Apart from the above, I find that Commissioner himself has granted relief to the respondents. When an officer of the level of Commissioner (Appeals) can interpret the notification in a manner different than the one adopted by the Revenue, and can grant relief to the assessee, I find no reasons to hold that the assessee could not have entertained a belief in the similar fashion.

As such, I am of the view that demand having been raised beyond the period of limitation is barred by limitation and on the above ground the Revenue's appeal fails.

Difference of Opinion

(i) Whether the appeal filed by Revenue is to be allowed as held by Member (Technical)

or

(ii) The Revenue appeal is to be rejected on the ground of demand being barred by limitation. As held by Member (Judicial)

Third Member : observed :-

Applying the ratio of the judgment of the Apex Court to the facts of the present case, since in this case the Respondent were availing of SSI exemption and for assessment of duty payable by a unit availing of SSI exemption, the fact as to whether or not the unit is using the brand name/logo of another person is a necessary input for the Assessing Officer to determine as to whether the duty self assessed, as reported in the ER-1 Returns, is correct or not and since in this case the Respondent, while using the logo of SEL, Baroda, had not informed the Department in this regard and since the language of SSI exemption on the point of use of another person's brand name/logo is absolutely clear and unambiguous and on the issue involved in this case, there were no conflicting judgments or circulars, the Respondent's omission to inform the Department about use of logo of M/s. SEL, Baroda on the R-Core transformers being manufactured by them cannot be said to be bona fide, as no evidence has been produced by them to prove their bona fide.

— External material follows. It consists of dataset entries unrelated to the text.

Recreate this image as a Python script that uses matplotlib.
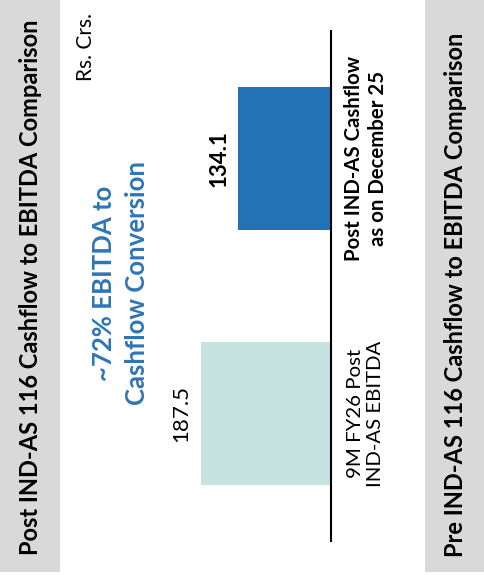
import matplotlib.pyplot as plt
from matplotlib.patches import Rectangle

categories = ["9M FY26 Post\nIND-AS EBITDA", "Post IND-AS Cashflow\nas on December 25"]
values = [187.5, 134.1]
bar_colors = ["#C6E3E2", "#2372B8"]
label_bold = [False, True]

left_title = "Post IND-AS 116 Cashflow to EBITDA Comparison"
right_title = "Pre IND-AS 116 Cashflow to EBITDA Comparison"
note = "~72% EBITDA to\nCashflow Conversion"
unit = "Rs. Crs."

W, H = 485, 575
plt.rcParams['font.family'] = ['Lato', 'DejaVu Sans']

fig = plt.figure(figsize=(W / 100, H / 100), dpi=100)

# gray side strips (figure pixel coords -> fraction)
def fx(px):
    return px / W

def fy(py):
    return 1 - py / H

for x0 in (0, 425):
    fig.patches.append(Rectangle((fx(x0), fy(572)), fx(60), 572 / H,
                                 transform=fig.transFigure,
                                 facecolor="#D9D9D9", edgecolor="none"))
fig.text(fx(31), fy(287), left_title, rotation=90, ha="center", va="center",
         fontsize=17, fontweight="bold")
fig.text(fx(456), fy(295), right_title, rotation=90, ha="center", va="center",
         fontsize=17, fontweight="bold")

# bar axes: baseline on the right edge at x=331
ax = fig.add_axes([fx(60), fy(541), fx(331 - 60), (541 - 31) / H])
ypos = list(range(len(values)))
ax.barh(ypos, values, height=0.56, color=bar_colors)
ax.set_xlim(391, 0)
ax.set_ylim(-0.5, 1.5)
for s in ("left", "top", "bottom"):
    ax.spines[s].set_visible(False)
ax.spines["right"].set_linewidth(1.5)
ax.set_xticks([])
ax.set_yticks([])
ax.patch.set_alpha(0)

for y, v, b, cat in zip(ypos, values, label_bold, categories):
    w = "bold" if b else "normal"
    ax.annotate(f"{v:.1f}", (v, y), xytext=(-14, 0), textcoords="offset points",
                rotation=90, ha="center", va="center", fontsize=16, fontweight=w)
    ax.annotate(cat, (0, y), xytext=(25, 0), textcoords="offset points",
                rotation=90, ha="center", va="center", fontsize=14.7, fontweight=w,
                linespacing=1.25)

fig.text(fx(86), fy(47), unit, rotation=90, ha="center", va="center", fontsize=15)
fig.text(fx(121), fy(283), note, rotation=90, ha="center", va="center",
         fontsize=18.5, fontweight="bold", color="#2E75B6", linespacing=1.45)

fig.savefig("out.png", dpi=100)
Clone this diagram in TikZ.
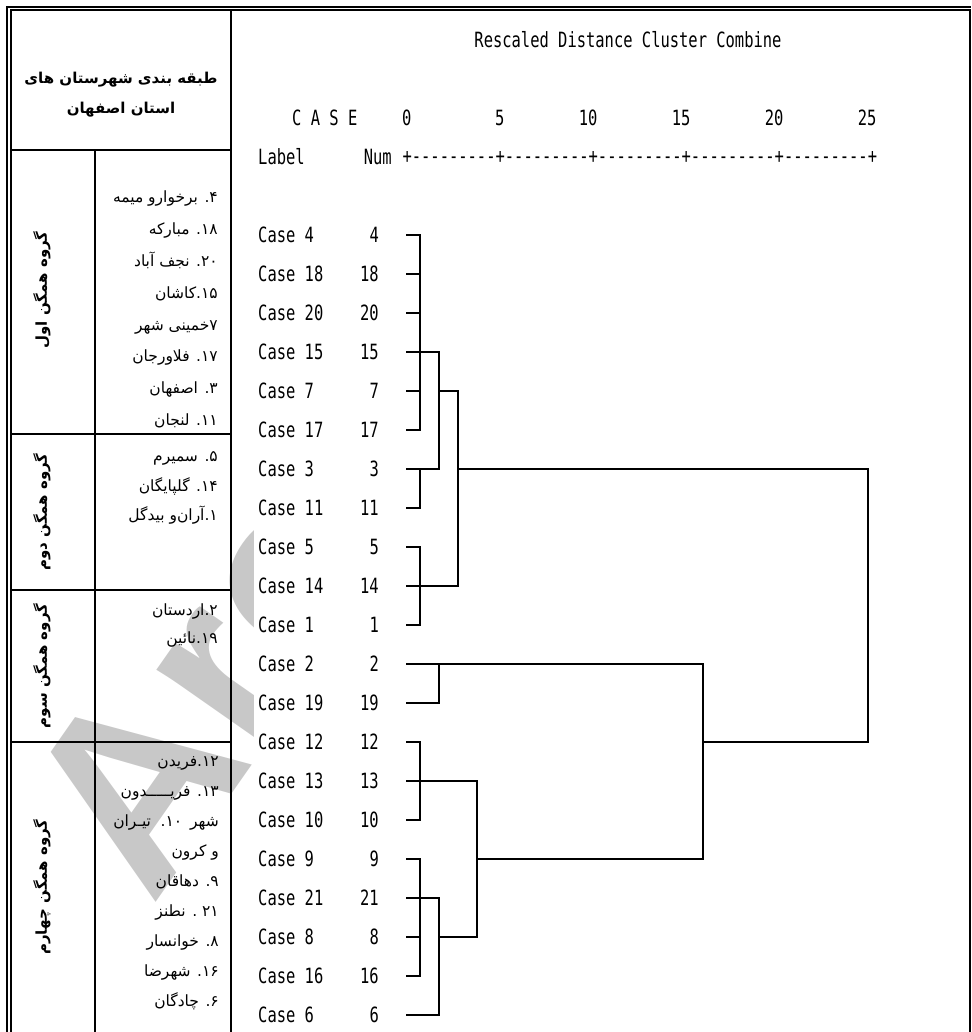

In view of the above discussion, I hold that the R-Core Transformers manufactured by the Respondent and which were being cleared by them by affixing the brand name and logo of their collaborator "SEL, Baroda" were not eligible for SSI exemption and extended limitation period under proviso to Section 11A(1) is applicable to the facts of this case. Accordingly I agree with the judgment recorded by Hon'ble Member (Technical).

FINAL ORDER NO.

In view of the majority order, the impugned order is set aside and Revenue's appeal is allowed.